Having trouble deciding which appetizer to choose? Opt for the appetizer sample ($11.99), which includes two homemade cheese raviolis cloaked in alfredo sauce; meaty bits of saut‚ed mushrooms, caramelized onions and fresh tomato on toasted ciabatta bread; and gossamer battered calamari so tender and tasty I absolutely could not stop eating them. So I didn't.

The items are served in a 2-foot, three-tiered carrier that certainly attracts attention.

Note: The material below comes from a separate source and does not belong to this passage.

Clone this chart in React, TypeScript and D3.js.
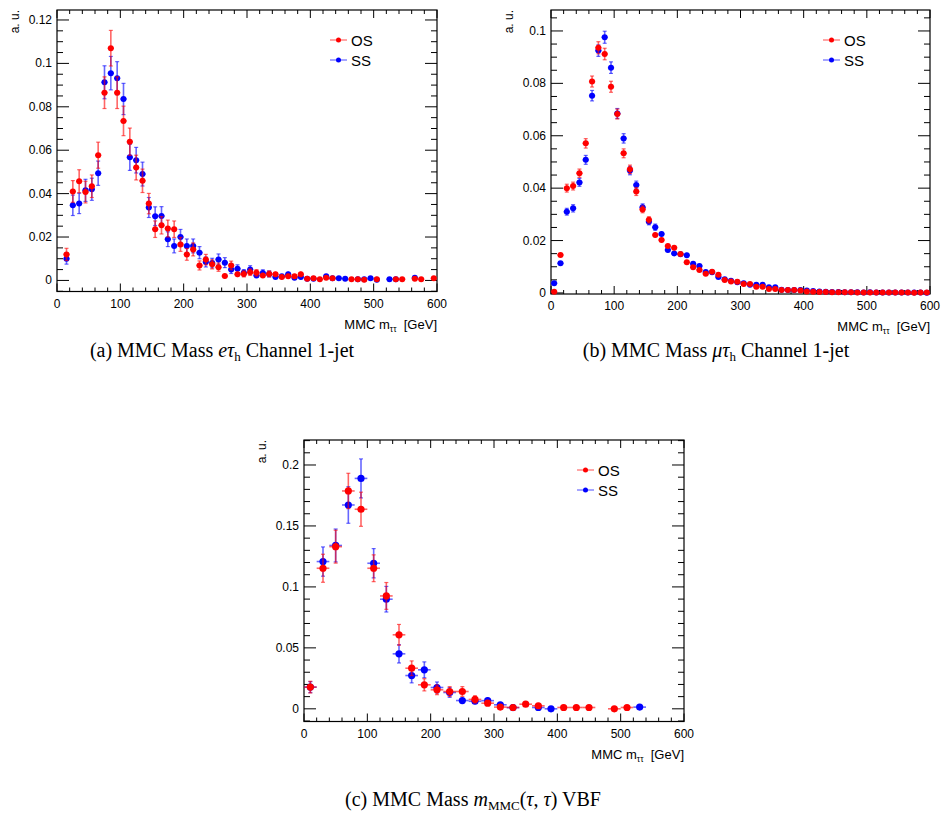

Main course selections include traditional dishes such as spaghettini bolognese ($8.99 lunch, $10.99 dinner), lasagne ($9.99 lunch, $13.79 dinner), with both alfredo and bolognese sauce ribboned throughout, and an eggplant Parmesan ($10.99, lunch and dinner) served with a beautifully simple spaghetti with savory garlic and olive oil that almost no other restaurant in town has mastered.

Bravo also jumps gleefully into the more creative realms with dishes such as grilled chicken and shrimp scampi ($12.49 lunch, $14.29 dinner) nuanced with notes of lemon and garlic and toothsome grilled asparagus.

Desserts also offer another tough decision, so once again we opted for the tower of three choices ($12.95), which include heavenly versions of tiramisu, creme brulée and cheesecake from the famous Carnegie Deli in Manhattan. Even the ladies who lunch took note of our luscious largess.

But even more impressive than the food was the care, knowledge and flirtatious character of our waiter Gabriel, who knows his way around the ambitious wine list and around the world.

Maybe that's what the ladies who lunch were so amused about.